I think what Samantha was trying to say was that the credit reporting agencies want to see that you can pay on time for a loan or purchase. So even if you went to the bank and say borrowed a small sum and had it draft from an account you put the money in it would costs you the interest but, what they want to see is that track record of paying on time. In no way would I want you to change your habits. Besides with an IRA and other money in the bank if you just get your FICO up a little a lender will take that into account. The only thing is you may have to shop around for rates.
First and most important in my opinion, is to pay all your bills on time, Including your utility bills. Time on job is a big factor. The more loans you have and pay on time seems to raise your FICA score. I have found the the smart people who pay cash, seem to get lower FICA scores. Having a home is a big one. If your renting and moving a lot may lower your score. Just remember you can get much better rates of interest when you pay your bills on time than if you don't. from a 5.6% to a 6% could mean thousands of dollars in savings
There are a lot of good answers on here. I would recommend you establish 3 tradelines. The company card would count as 1 and most likely two other low interest credit cards. Did you have student loans? If you had student loans and they have been paid off, that is great for your credit rating. What you can do is what my husband and I do these days. We have a US Air credit card with a low interest rate and we buy our gas, groceries...all of our monthly expenses on the card to accrue miles. Meanwhile, all of our income every month sits in an interest bearing savings account. At the end of the month, we pay off all of our credit cards AND we made interest all along (granted it's not a lot, but it's better than nothing). We have near 800 credit scores and no debt, plus it's really easy to track our spending on Quicken/Quickbooks. We are establishing credit, tracking our spending, making interest and getting frequent flyer miles! It's just a thought. Don't carry a balance and obstain from opening gas cards, Home Depot cards etc. Those establish credit, but it's not always the "best" credit. Best of luck and keep saving!
Real Estate III/Keller WIlliams First Coast Realty
Bright Vision Mortgage
My only other advice is that closing credit cards that have not been opened for long enough can work against you.
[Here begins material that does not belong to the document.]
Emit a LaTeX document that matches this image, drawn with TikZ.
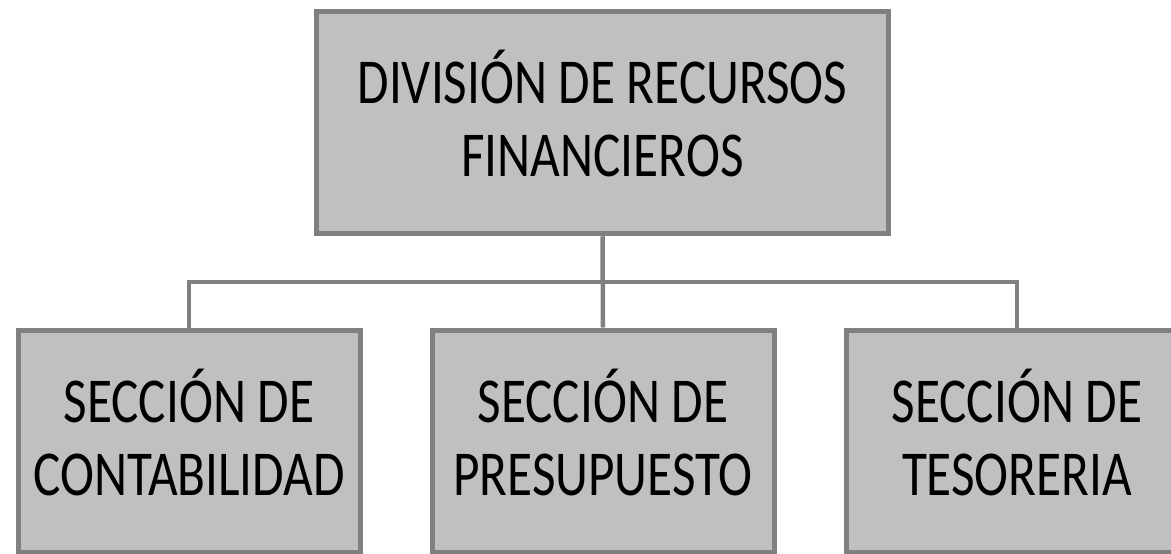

So try and stay away from opening accounts just to close them 4-8 months later.
What creditors are really looking for is someone who can keep up with timely and dependable payments. That doesn't mean you can't put things on credit and pay them off right away...it just won't raise your score very quickly doing it that way.
Congratulations to you for being debt free though Martin! Not too many people can tout that anymore =)
Would it "help" if I allocate expenses to 2 cards, such as one for fuel and another for food/utilities? Thanks everyone.
While it is a great policy to be debt free (something I aspire to) it is not a general consensus. So while you are debt free I would suggest opening some kind of credit account. Whether it is a store account or a credit card. Then just to help your score you use it maybe once a month and then immediately payoff the balance. You seem to already have the discpline in place to understand and not treat it as "free money" like so many other first time users do. You must be able to show some sort of "track record" for the credit reporting agencies to be able to measure your performance on. With nothing to measure you againest they cannot rank you high because they do not know. So just have something and use it sparingly but, payoff the balance religiously. This will establish credit for you. After a few months you will start to notice a difference in your score.
Don't be discouraged you are on the right path you just need to establish yourself credit wise and prove that you can pay ontime.
With that said, the best lenders now have implemented "risk based pricing" on all conforming mortgages. What this means is that if your middle credit score (Transunion, Experian, EquiFax) is below 720, there will be an additional price to be paid for the best rates. The lower your middle score, the higher the price. This pricing can add up to a full 2%.
I know this doesn't address your primary question of how to improve your credit score, but it does help you understand the current importance of having a score of at least 720.